I tried to remove on-screen texts from Nike’s commercial “Fastest Ever” using this approach. Here are the original video and the one without the on-screen texts:

Clip from Nike’s ad “Fastest Ever”
Nike’s ad edited via Content-aware Fill in After Effects

As demonstrated in the videos, the experiment on using Content-aware Fill to remove on-screen texts from these videos generates subpar results. The footages created by Content-aware Fill are mostly distorted. Therefore, the selected areas could not blend in the videos seamlessly.
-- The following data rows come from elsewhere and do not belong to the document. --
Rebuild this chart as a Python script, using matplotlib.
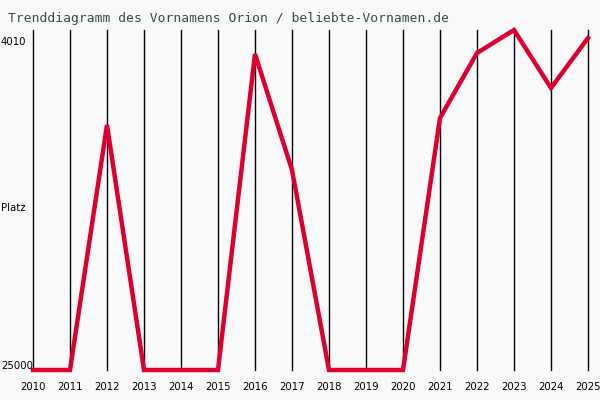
import matplotlib
matplotlib.use("Agg")
import matplotlib.pyplot as plt
import matplotlib.transforms as mtransforms

years = list(range(2010, 2026))
ranks = [25000, 25000, 9510, 25000, 25000, 25000, 5022, 12355,
         25000, 25000, 25000, 9068, 4958, 3504, 7171, 4010]
ytick_vals = [4010, 25000]
ytick_labels = ["4010", "25000"]
title = "Trenddiagramm des Vornamens Orion / beliebte-Vornamen.de"

W, H = 600, 400
fig = plt.figure(figsize=(6, 4), dpi=100, facecolor="#f9f9f9")
ax = fig.add_axes([33 / W, 1 - 370 / H, (588 - 33) / W, (370 - 30) / H])
ax.set_facecolor("#f9f9f9")

for y in years:
    ax.axvline(y, color="black", lw=1.0, zorder=1, clip_on=False)
ax.plot(years, ranks, color="#dc0030", lw=3.2, zorder=3, solid_joinstyle="miter",
        clip_on=False)

ax.set_xlim(2010, 2025)
ax.set_ylim(25000, 3504)
for s in ax.spines.values():
    s.set_visible(False)

tfont = dict(fontsize=7.3, family="DejaVu Sans")
ax.set_xticks(years)
ax.set_xticklabels([str(y) for y in years], **tfont)
ax.tick_params(axis="x", length=0, pad=8.5)
ax.set_yticks([])

blend = mtransforms.blended_transform_factory(fig.transFigure, ax.transData)
offsets = [-4, 4]
for v, lab, off in zip(ytick_vals, ytick_labels, offsets):
    tr = blend + mtransforms.ScaledTranslation(0, off / 100, fig.dpi_scale_trans)
    ax.text(1 / W, v, lab, transform=tr, ha="left", va="center", **tfont)
fig.text(1 / W, 1 - 208 / H, "Platz", ha="left", va="center", **tfont)

fig.text(8 / W, 1 - 18.5 / H, title, fontsize=9.4, family="DejaVu Sans Mono",
         color="#2f4f4f", ha="left", va="center")

fig.savefig("out.png", dpi=100, facecolor=fig.get_facecolor())
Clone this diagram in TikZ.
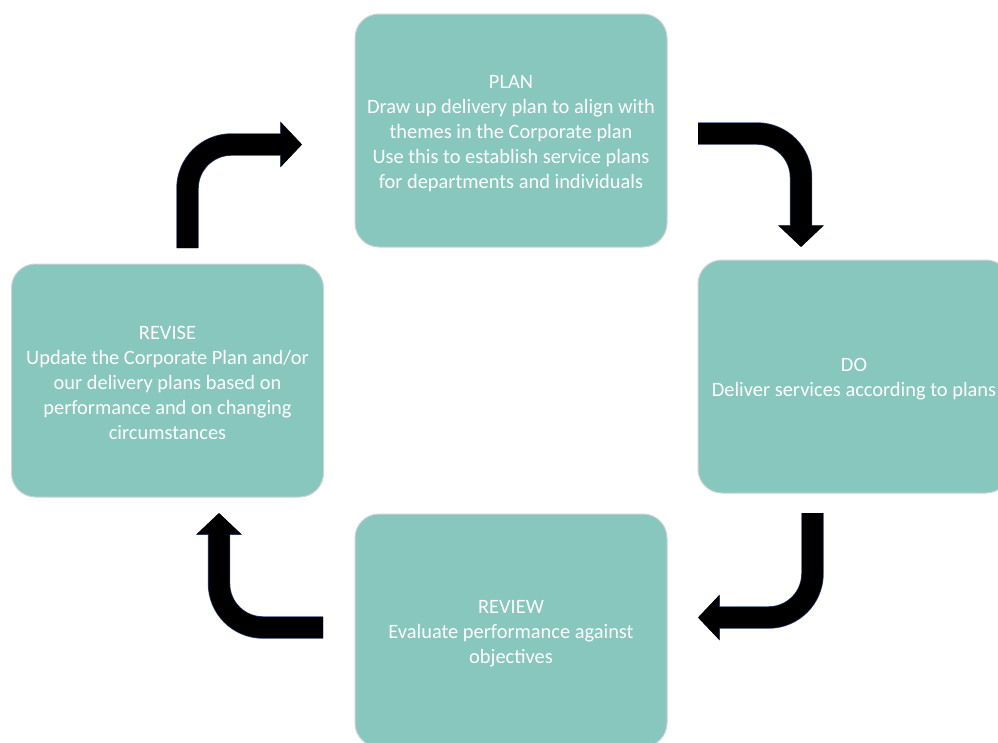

The potential issues with this approach

By examining the AE projects closely, I identified several potential issues:

  • The objects I want to mask are moving too swiftly in the videos: When viewing the demo videos on AE Content-aware Fill I found online, I noticed that they all have one thing in common: the objects being masked and replaced with Content-aware Fill tend to move slowly in the footages, and the elements surrounding the objects are relatively still from frame to frame. However, in Nike’s advertisement, both the objects and the surrounding elements are moving swiftly. This might diminish the program’s ability to analyze the frames and synthesize new pixels from other frames.
  • On-screen text expansion leads to distortion in the selected areas: Another thing that the demo videos have in common is that the objects being masked tend to stay in the same shape, therefore the editors only need to make some small adjustments to the masks to cover the objects. Nevertheless, the text expansion in Nike’s ad distorts the newly-generated blocks in the video, which is the reason that the masked areas could not blend seamlessly with the surrounding elements.

A helpful trick

Despite the fact that AE Content-aware Fill didn’t do well on removing on-screen texts from videos, I did find a useful tip that might improve the quality of Content-aware Fill:

  • Create a reference frame before generating Fill Layer: I noticed that the new pixels generated by Content-aware Fill can fit into the background better if a reference frame is created beforehand. The effect is especially significant if the reference frame and the frames containing the selected object are alike. To illustrate the importance of creating a reference frame before generating Fill Layer, I generated two clips with Content-aware Fill. One is created with reference frame; the other is created without the reference frame. Here are the results of this experiment:
Clip from Mercedes-Benz’s commercial
 
Mercedes-Benz “Chicken”_Edited with Content-aware Fill in After Effects (created without reference frame)
Mercedes-Benz “Chicken”_Edited with Content-aware Fill in After Effects (created with reference frame)

As you can see, the background of the video with reference frame is more consistent and less glitchy, which is why people should really generate reference frames before using Content-aware Fill in AE.

Why it is not recommended to use Content-aware Fill in video localization

To sum up, after trying to remove on-screen texts from the two videos with Content-aware Fill, I would not recommend using this approach in video localization due to the following reasons:

  • Content-aware Fill doesn’t work well with text expansion and moving background: As mentioned above, the new pixels tend to be distorted if the selected objects expand in the video or the background is moving quickly.
  • This approach is very time-consuming: Removing on-screen texts with Content-aware Fill is a lot of work. One has to mask the object properly, create key frames to move the mask around, track the mask and create reference frames before generating Content-aware Fill. Hence, it is not worth it if this method only works well on videos with simple background, as the localizers can simply create PSDs to mask the on-screen texts.

In short, Content-aware Fill in After Effects is definitely a tool with great potential for video localization. However, with its limitations and inconsistent performance, it might not be a very useful feature for video localization at this moment.